Records with drawing code:
==============================

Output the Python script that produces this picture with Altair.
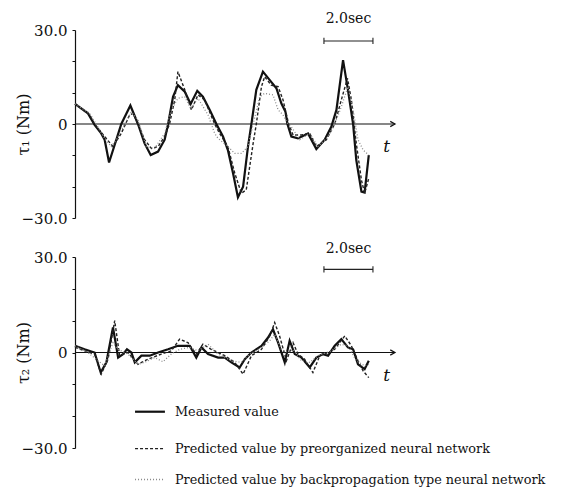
import altair as alt
import pandas as pd

# ---------------- data (t in seconds, torque in Nm) ----------------
# Upper panel (tau1)
t1_meas_t = [0, 0.53, 0.80, 1.07, 1.21, 1.39, 1.89, 2.26, 2.57, 2.84, 3.09, 3.39, 3.66, 3.80, 4.00, 4.20,
             4.48, 4.72, 4.99, 5.22, 5.50, 5.77, 6.04, 6.24, 6.45, 6.65, 6.86, 7.06, 7.20, 7.40, 7.67,
             7.95, 8.22, 8.42, 8.59, 8.67, 8.83, 9.10, 9.51, 9.85, 10.19, 10.46, 10.67, 10.94, 11.14,
             11.35, 11.48, 11.69, 11.82, 11.99]
t1_meas_v = [6.4, 3.4, -0.3, -3, -5, -12.3, 0, 5.9, 0, -6.2, -9.9, -8.8, -5, 0, 8.7, 12.4,
             10.3, 6.4, 10.6, 8.7, 4.5, 0, -4, -8.3, -15.7, -23.4, -20, -7.2, 0, 10.9, 16.7,
             14, 11.4, 6.6, 3.9, 0, -4, -4.6, -3, -8, -5, -0.9, 4.5, 20.4, 10.9,
             0, -11.5, -21.6, -21.9, -9.9]

t1_pre_t = [0, 0.60, 0.80, 1.21, 1.55, 1.89, 2.23, 2.37, 2.57, 2.84, 3.12, 3.39, 3.66, 3.86, 4.07,
            4.20, 4.48, 4.75, 5.02, 5.29, 5.70, 5.90, 6.24, 6.52, 6.79, 6.99, 7.27, 7.40, 7.61, 7.74,
            8.01, 8.29, 8.49, 8.72, 8.90, 9.24, 9.58, 9.85, 10.26, 10.60, 10.87, 11.12, 11.28, 11.48,
            11.69, 11.82, 11.99]
t1_pre_v = [6.4, 2.9, 0, -4, -7.2, -3, 2.9, 3.4, 0, -5, -7.8, -7.2, -4, 0, 7.7,
            16.7, 10.9, 4.5, 9.3, 7.7, 0, -3, -7.2, -15.7, -22.1, -21, -6.2, 0, 11.9, 15.1,
            12.4, 11.9, 7.7, 0, -3.5, -3.5, -3, -7.2, -5, 0, 7.7, 14.6, 7.7, -6.2,
            -17.9, -22.1, -17.3]

t1_bp_t = [0, 0.60, 1.21, 1.48, 1.69, 2.03, 2.30, 2.57, 2.91, 3.25, 3.66, 3.93, 4.20, 4.48, 4.72,
           5.02, 5.43, 5.70, 5.84, 6.24, 6.52, 6.79, 7.06, 7.27, 7.54, 7.74, 8.08, 8.29, 8.49, 8.69,
           8.83, 9.17, 9.58, 9.92, 10.33, 10.60, 10.87, 11.14, 11.35, 11.55, 11.76, 11.99]
t1_bp_v = [6.4, 3.4, -4.6, -7.2, -5, 0, 3.9, 1.3, -7.2, -7.8, -3, 4.5, 8.2, 8.7, 5,
           8.2, 2.9, -3, -4.6, -7.2, -9.4, -9.4, -7.2, 0, 8.7, 9.8, 9.3, 4.5, 2.9, 0,
           -0.9, -5, -3, -7.2, -4, 0, 5.5, 11.9, 4.5, -5, -8.3, -9.9]

# Lower panel (tau2)
t2_meas_t = [0, 0.39, 0.80, 1.05, 1.28, 1.55, 1.76, 1.96, 2.12, 2.30, 2.44, 2.71, 3.05, 3.39, 3.80,
             4.20, 4.41, 4.68, 4.95, 5.16, 5.43, 5.84, 6.11, 6.38, 6.72, 6.93, 7.20, 7.61, 7.88, 8.08,
             8.29, 8.56, 8.76, 8.97, 9.24, 9.58, 9.85, 10.12, 10.33, 10.60, 10.87, 11.14, 11.35, 11.55,
             11.82, 11.99]
t2_meas_v = [2.1, 1, 0, -6.3, -3.1, 7.9, -1.6, -0.5, 1, 0, -3.1, -1, -1, 0, 1,
             2.1, 2.1, 2.1, -1.6, 1.6, -0.5, -1.6, -1.6, -3.1, -4.7, -2.1, 0, 2.1, 4.7, 7.3,
             3.1, -3.1, 3.7, -0.5, -1.6, -4.7, -1.6, -0.5, -1, 2.1, 4.2, 1.6, 1, -3.7,
             -5.2, -2.6]

t2_pre_t = [0, 0.39, 0.80, 1.07, 1.35, 1.62, 1.82, 2.16, 2.57, 2.98, 3.52, 3.93, 4.27, 4.61, 4.95,
            5.22, 5.56, 6.11, 6.52, 6.86, 7.20, 7.61, 7.95, 8.15, 8.35, 8.63, 8.90, 9.10, 9.37, 9.71,
            9.99, 10.33, 10.60, 11.01, 11.28, 11.55, 11.76, 11.99]
t2_pre_v = [1.6, 0.5, -0.5, -6.8, -2.1, 10, -1, 0, -3.7, -2.1, -0.5, 0.5, 4.2, 3.1, -0.5,
            2.6, 1, -1, -3.1, -6.8, -1, 1, 5.2, 9.4, 5.2, -2.6, 3.1, -0.5, -2.1, -6.3,
            -1, 0, 1, 5.2, 2.1, -2.6, -5.8, -7.9]

t2_bp_t = [0, 0.53, 0.94, 1.21, 1.55, 1.76, 2.16, 2.57, 2.84, 3.25, 3.59, 3.93, 4.27, 4.68, 5.02,
           5.43, 5.84, 6.38, 6.79, 7.13, 7.61, 7.95, 8.15, 8.42, 8.69, 8.90, 9.24, 9.58, 9.92, 10.46,
           10.87, 11.14, 11.48, 11.82, 11.99]
t2_bp_v = [2.1, 0, -2.6, -4.2, 3.1, 1, -0.5, -3.7, -3.1, -1.6, -2.9, -0.5, 1, 1.6, 0.5,
           2.6, -0.5, -2.6, -3.1, -0.5, 1.6, 3.7, 5.8, 1, 0, 1, -2.6, -3.1, -1, 0.5,
           2.6, 2.1, -2.6, -4.2, -3.7]

series_labels = ["Measured value",
                 "Predicted value by preorganized neural network",
                 "Predicted value by backpropagation type neural network"]
y_tick_values = [-30, -20, -10, 0, 10, 20, 30]
scale_bar_label = "2.0sec"
scale_bar_len = 2.0

# ---------------- styling ----------------
FONT = "DejaVu Serif"
X_MAX = 13.06
STYLES = [
    dict(color="#111111", strokeWidth=2.2),
    dict(color="#222222", strokeWidth=1.4, strokeDash=[3, 2]),
    dict(color="#8a8a8a", strokeWidth=1.3, strokeDash=[1, 2]),
]

xenc = alt.X("t:Q", scale=alt.Scale(domain=[0, X_MAX], nice=False, zero=False), axis=None)
x2enc = alt.X2("t2:Q")


def yenc(title, height):
    return alt.Y(
        "v:Q",
        scale=alt.Scale(domain=[-30, 30], nice=False, zero=False),
        axis=alt.Axis(
            values=y_tick_values,
            labelExpr="datum.value == 30 ? '30.0' : datum.value == -30 ? '\u221230.0' : datum.value == 0 ? '0' : ''",
            title=title,
            titleX=-44,
            titleY=height / 2,
            titleAngle=-90,
            titleAlign="center",
            titleBaseline="bottom",
            grid=False,
        ),
    )


def panel(series, title, height, bar_v, bar_text_v, with_legend=False):
    y = yenc(title, height)
    layers = []
    # zero line with arrow
    zero = pd.DataFrame({"t": [0.0], "t2": [X_MAX], "v": [0.0]})
    layers.append(alt.Chart(zero).mark_rule(color="#111", strokeWidth=1.2).encode(x=xenc, x2=x2enc, y=y))
    arrow = pd.DataFrame({"t": [X_MAX], "v": [0.0]})
    layers.append(alt.Chart(arrow).mark_point(shape="M-1,-0.55L0,0L-1,0.55", filled=False, size=90,
                                              color="#111", strokeWidth=1.2, opacity=1).encode(x=xenc, y=y))
    tl = pd.DataFrame({"t": [12.72], "v": [-7.3], "s": ["t"]})
    layers.append(alt.Chart(tl).mark_text(font=FONT, fontSize=17, fontStyle="italic", color="#111")
                  .encode(x=xenc, y=y, text="s:N"))
    # data lines
    for (tt, vv), style, lab in zip(series, STYLES, series_labels):
        df = pd.DataFrame({"t": tt, "v": vv, "series": lab})
        layers.append(alt.Chart(df).mark_line(**style).encode(x=xenc, y=y, order="t:Q"))
    # scale bar
    b0 = X_MAX - 2.9
    bar = pd.DataFrame({"t": [b0], "t2": [b0 + scale_bar_len], "v": [bar_v]})
    layers.append(alt.Chart(bar).mark_rule(color="#222", strokeWidth=1.1).encode(x=xenc, x2=x2enc, y=y))
    ends = pd.DataFrame({"t": [b0, b0 + scale_bar_len], "v": [bar_v - 1.0] * 2, "v2": [bar_v + 1.0] * 2})
    layers.append(alt.Chart(ends).mark_rule(color="#222", strokeWidth=1.1).encode(x=xenc, y=y, y2="v2:Q"))
    bt = pd.DataFrame({"t": [b0 + scale_bar_len / 2], "v": [bar_text_v], "s": [scale_bar_label]})
    layers.append(alt.Chart(bt).mark_text(font=FONT, fontSize=14, color="#111")
                  .encode(x=xenc, y=y, text="s:N"))
    if with_legend:
        rows_v = [-18.6, -30.2, -39.9]
        for lab, style, rv in zip(series_labels, STYLES, rows_v):
            seg = pd.DataFrame({"t": [2.45], "t2": [3.67], "v": [rv]})
            layers.append(alt.Chart(seg).mark_rule(**style).encode(x=xenc, x2=x2enc, y=y))
            txt = pd.DataFrame({"t": [4.08], "v": [rv], "s": [lab]})
            layers.append(alt.Chart(txt).mark_text(font=FONT, fontSize=12.8, align="left", color="#111")
                          .encode(x=xenc, y=y, text="s:N"))
    return alt.layer(*layers).properties(width=320, height=height)


top = panel([(t1_meas_t, t1_meas_v), (t1_pre_t, t1_pre_v), (t1_bp_t, t1_bp_v)],
            "\u03c4\u2081 (Nm)", 188, 26.5, 33.5)
bottom = panel([(t2_meas_t, t2_meas_v), (t2_pre_t, t2_pre_v), (t2_bp_t, t2_bp_v)],
               "\u03c4\u2082 (Nm)", 191, 26.1, 32.5, with_legend=True)

chart = (
    alt.vconcat(top, bottom, spacing=39, bounds="flush")
    .properties(padding={"left": 7, "top": 4, "right": 0, "bottom": 0}, background="white")
    .configure_view(stroke=None)
    .configure_axis(
        domainColor="#111", domainWidth=1.2, tickColor="#111", tickSize=3, tickWidth=1,
        labelFont=FONT, labelFontSize=15, labelColor="#111", labelPadding=5,
        titleFont=FONT, titleFontSize=16, titleFontWeight="normal", titleColor="#111",
    )
)

chart.save("out.html", embed_options={"renderer": "svg", "actions": False})
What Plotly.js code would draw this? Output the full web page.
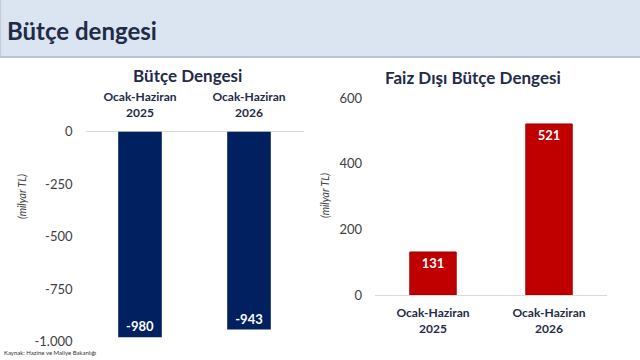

==============================

WHAT THE TASK ASKS
Pull every line containing the word "Output" out of the material and copy it.

RESPONSE
Output the Python script that produces this picture with Altair.
What Plotly.js code would draw this? Output the full web page.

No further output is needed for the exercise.